К сожалению, очень часто дополнительные трудности в теоретических рассуждениях создают обилие терминов, ярлыков, которые лишь затуманивают смысл сказанного и усугубляют беспорядок на теоретическом фронте.
Истинный художественный образ — это всегда наличие органической связи идеи и формы. Наличие же формы при отсутствии мысли или мысли при отсутствии формы — разновидности, разрушающие его и выводящие за пределы искусства.
Я не приступал к «Иванову детству» с этими мыслями. Они возникли у меня в результате работы над фильмом. И многое из того, что мне ясно сейчас, было далеко не ясно перед началом постановки.
Разумеется, моя точка зрения субъективна. Но ведь только так и бывает в искусстве: художник в своих произведениях преломляет жизнь в призме личного восприятия и показывает в неповторимых ракурсах разные стороны действительности. Но я, придавая большое значение субъективным представлениям художника и его личному восприятию мира, вовсе не стою ни за произвол, ни за анархию. Дело здесь решается мировоззрением и нравственной, идейной задачей.
Шедевры рождаются на пути стремления выразить нравственные идеалы. В свете этих нравственных идеалов и возникают представления и ощущения художника. Если он любит жизнь, испытывает неодолимую потребность ее познать, изменить, помочь тому, чтобы она стала лучше, словом, если художник стремится содействовать повышению ценности жизни, тогда нет опасности в том, что изображение действительности проходит через фильтр субъективных представлений и душевных состояний автора, ибо результат — всегда духовное усилие во имя человеческого совершенствования образа мира, пленяющего нас гармонией чувств и мыслей, благородством и трезвостью.
Общий смысл моих соображений таков: когда стоишь на твердой нравственной почве, не следует бояться предоставления себе большей свободы в выборе средств. Более того, не всегда свобода должна ограничиваться ясным и твердым замыслом, толкающим тебя на выбор того или иного решения. Необходимо обнаруживать доверие к решениям, возникающим непосредственно.

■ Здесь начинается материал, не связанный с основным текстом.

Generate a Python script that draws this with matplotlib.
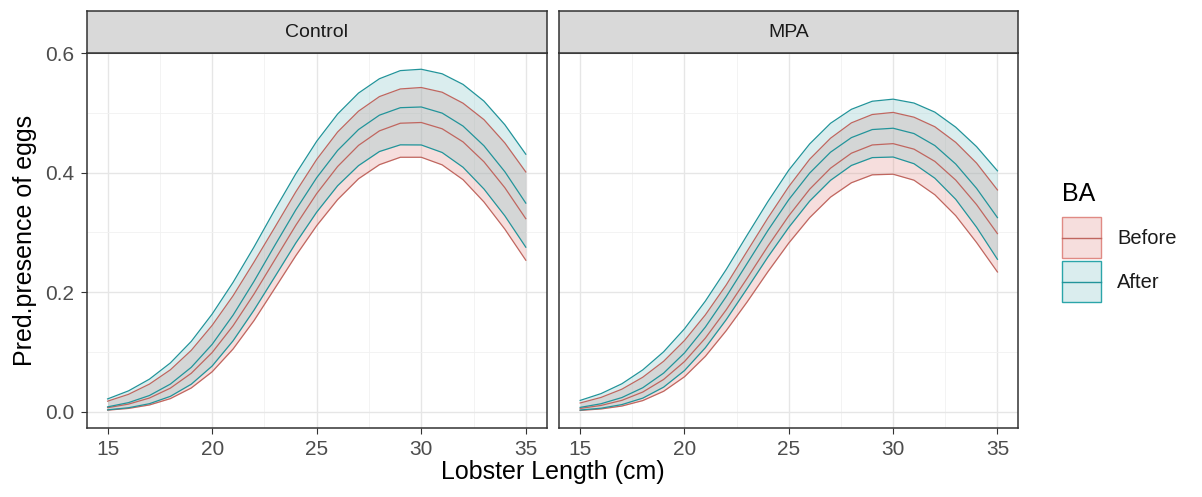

Важно, разумеется, чтобы они не оттолкнули зрителя бесполезной сложностью. Но прийти к этому можно не с помощью рассуждений, запрещающих твоей картине тот или иной прием, а опираясь на опыт наблюдений над возникшими в твоих первых работах излишествами, которые должны быть отброшены в естественном и непосредственном процессе творчества.
В создании своей первой картины я, честно говоря, руководствовался еще и такой задачей: выяснить, способен я или не способен заниматься кинорежиссурой. Для того чтобы прийти к определенному выводу, я, так сказать, распустил вожжи. Старался себя не сдерживать. «Если фильм получится, — думал я, — значит, я заслужил право работать в кино». Именно поэтому картина «Иваново детство» имела для меня особое значение. Это был экзамен на право творчества.
Конечно, работа над фильмом не выглядела как некое анархистское действие. Просто я старался не сдерживать себя. Приходилось рассчитывать на свой вкус и на веру в правомочность своих эстетических пристрастий. В результате работы над фильмом я должен был выяснить, на что я могу опереться в своей будущей жизни, а что испытания не выдержит.
Конечно, я сейчас думаю во многом иначе. Лишь немногое из найденного, как выяснилось впоследствии, оказалось живым. И далеко не все выводы я разделяю.
Весьма поучительной для нас — участников фильма — в работе над картиной была разработка фактуры места действия, пейзажа, превращение междиалоговой части сценария в конкретную среду снов и эпизодов. Богомолов в рассказе описывал места действия с завидной обстоятельностью участника события, которые легли в основу рассказа. Единственный принцип, которым руководствовался автор, — имитация документального характера мест, как бы увиденных собственными глазами.
На мой взгляд, места действия рассказа оказались в результате невыразительными и дробными: кустарник на вражеском берегу, темный накат бревен в землянке Гальцева, похожий на нее, как близнец, батальонный медпункт, унылая передовая, расположенная вдоль берега реки, окопы. Все эти места описаны очень точно, но не вызывали у меня никаких эстетических эмоций. Более того, были чем-то неприятны. Антураж этот не связывался в моих представлениях с чем-то способным вызывать чувства уместные в обстоятельствах истории об Иване. Мне все время казалось, что для удачи фильма привлекаемая фактура мест действия и пейзаж должны будить во мне определенные воспоминания и поэтические ассоциации, теперь, по прошествии более чем двадцати лет, я твердо уверен в следующем, не поддающемся анализу обстоятельстве: если сами авторы взволнованы выбранной натурой, если она будит в них воспоминания и вызывает ассоциации, пусть довольно субъективные, — зрителю передается какое-то особое волнение. В ряде эпизодов, пропитанных именно субъективным авторским настроением, стоит «березовая роща» — блиндаж медпункта, выстроенный из берез, пейзажный фон последнего сна, мертвый лес, залитый водой.